Restoring Tahoe Headwaters
The NFF’s largest Treasured Landscapes site, the Tahoe Headwaters, covers 614,000 acres in the Sierra Nevada Mountains. Rising from low-elevation foothills to nearly 11,000 feet around Lake Tahoe, its forests include blue oak, ponderosa and sugar pine, red fir, lodgepole pine and western white pine.
With the Truckee River draining Lake Tahoe and running east and the American and Yuba Rivers running west, the Tahoe Headwaters provide drinking water to nearly 12 million people and support thousands of acres of farmland in Nevada and California. Myriad lakes, canyons, and peaks – including the Granite Chief Wilderness, Tahoe Rim Trail, and a section of the Pacific Crest Trail – attract over 24 million annual visitors, including hikers, hunters, anglers, bikers, off-highway-vehicle enthusiasts, skiers and climbers.
The Need for Landscape Restoration.
Several forces stress the landscape. A century of fire suppression has led to uncharacteristically dense forests whose composition has shifted from fire-evolved conifers to shade-tolerant fir and cedar. Grazing and mining have degraded stream channels, riparian habitat and meadows. Invasive plant and animal species have disrupted food webs and outcompeted native species like the endangered Lahontan cutthroat trout.

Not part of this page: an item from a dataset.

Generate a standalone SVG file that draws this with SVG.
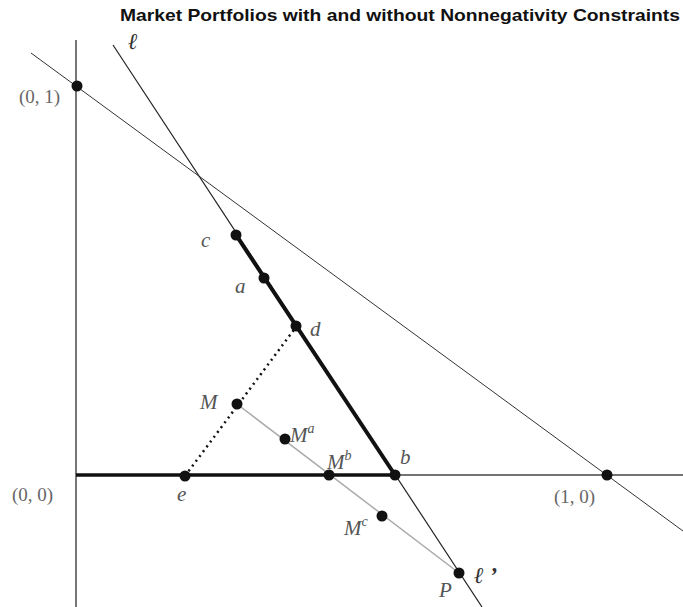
<svg xmlns="http://www.w3.org/2000/svg" width="683" height="607" viewBox="0 0 683 607">
<style>
.lbl{font-family:"Liberation Serif","DejaVu Serif",serif;font-style:italic;font-size:21px;fill:#555}
.sup{font-size:14px}
.coord{font-family:"Liberation Serif","DejaVu Serif",serif;font-size:19px;fill:#666}
.ell{font-family:"Liberation Serif","DejaVu Serif",serif;font-style:italic;font-weight:bold;font-size:23px;fill:#333}
.dot{fill:#111}
</style>
<rect width="683" height="607" fill="#fff"/>
<text x="120" y="21" font-family="Liberation Sans, Arial, sans-serif" font-weight="bold" font-size="17" textLength="560" lengthAdjust="spacingAndGlyphs" fill="#111">Market Portfolios with and without Nonnegativity Constraints</text>
<g id="connectors" fill="none">
<line x1="76" y1="40" x2="76" y2="607" stroke="#777" stroke-width="2"/>
<line x1="395" y1="475" x2="683" y2="475" stroke="#444" stroke-width="1.5"/>
<line x1="76" y1="475" x2="395" y2="475" stroke="#111" stroke-width="3.5"/>
<line x1="31" y1="53" x2="683" y2="531" stroke="#333" stroke-width="1"/>
<line x1="113" y1="45" x2="482" y2="607" stroke="#222" stroke-width="1.2"/>
<line x1="236" y1="235" x2="395" y2="475" stroke="#111" stroke-width="4"/>
<line x1="237" y1="404" x2="459" y2="573" stroke="#aaa" stroke-width="1.5"/>
<line x1="185" y1="476" x2="296" y2="327" stroke="#111" stroke-width="2.5" stroke-dasharray="2,4"/>
</g>
<g id="p01"><circle class="dot" cx="77" cy="86" r="5.5"/><text class="coord" x="19" y="103">(0, 1)</text></g>
<g id="p00"><text class="coord" x="12" y="501">(0, 0)</text></g>
<g id="p10"><circle class="dot" cx="607" cy="475" r="5.5"/><text class="coord" x="554" y="503">(1, 0)</text></g>
<g id="c"><circle class="dot" cx="236" cy="235" r="5.5"/><text class="lbl" x="201" y="247">c</text></g>
<g id="a"><circle class="dot" cx="264" cy="278" r="5.5"/><text class="lbl" x="235" y="293">a</text></g>
<g id="d"><circle class="dot" cx="296" cy="326" r="5.5"/><text class="lbl" x="310" y="336">d</text></g>
<g id="M"><circle class="dot" cx="237" cy="404" r="5.5"/><text class="lbl" x="200" y="409">M</text></g>
<g id="Ma"><circle class="dot" cx="285" cy="439" r="5.5"/><text class="lbl" x="290" y="442">M<tspan class="sup" dy="-9">a</tspan></text></g>
<g id="Mb"><circle class="dot" cx="329" cy="475" r="5.5"/><text class="lbl" x="327" y="469">M<tspan class="sup" dy="-9">b</tspan></text></g>
<g id="b"><circle class="dot" cx="395" cy="475" r="5.5"/><text class="lbl" x="400" y="464">b</text></g>
<g id="e"><circle class="dot" cx="185" cy="476" r="5.5"/><text class="lbl" x="177" y="501">e</text></g>
<g id="Mc"><circle class="dot" cx="382" cy="516" r="5.5"/><text class="lbl" x="344" y="535">M<tspan class="sup" dy="-9">c</tspan></text></g>
<g id="P"><circle class="dot" cx="459" cy="573" r="5.5"/><text class="lbl" x="439" y="597">P</text></g>
<g id="l"><text class="ell" x="128" y="49">ℓ</text></g>
<g id="lp"><text class="ell" x="474" y="583">ℓ ’</text></g>
</svg>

Increased human use has generated unauthorized trail networks, illegal parking hazards and traffic delays comparable to major cities, which are impacting water quality and quality of life for residents and visitors. Compounded by a multi-year drought and increasing average temperatures, these forces increase the risk of uncharacteristic wildfire and widespread tree mortality caused by bark beetles.
Increasing the Pace and Scale of Restoration
The National Forest Foundation is working with the U.S. Forest Service and partners to thin vegetation with a combination of mechanical treatment and prescribed fire, eradicate invasive species, restore meadows to improve water flows, and repair trails and trail-related damage.
What makes the Tahoe Headwaters site stand out, however, is our commitment to piloting ways to increase the pace and scale of this much needed restoration.
Our strategies include:
- Investing in quantifiable benefits for water supply and carbon sequestration;
- Integrating sustainable recreation throughout planning;
- Using science to help managers overcome persistent barriers;
- Finding economically viable ways to process biomass and small-diameter wood products;
- Working across jurisdictions to implement large-scale prescribed burns; and
- Demonstrating how to expand restoration activities by assessing entire landscapes, identifying the most strategic large-scale treatments, and implementing multiple projects accordingly.
A cornerstone of the Tahoe Headwaters work is ongoing engagement with local communities and a wide range of interests. Both the Tahoe National Forest and the Lake Tahoe Basin Management Unit have established stakeholder groups that help conceptualize, plan, implement and monitor restoration initiatives, while sharing information and obtaining diverse public input through proactive communication.
The NFF and its partners are committed to providing multiple ways to steward these lands. These include regular volunteer and field visit opportunities and potential citizen science programs focused on water quality and wildlife monitoring.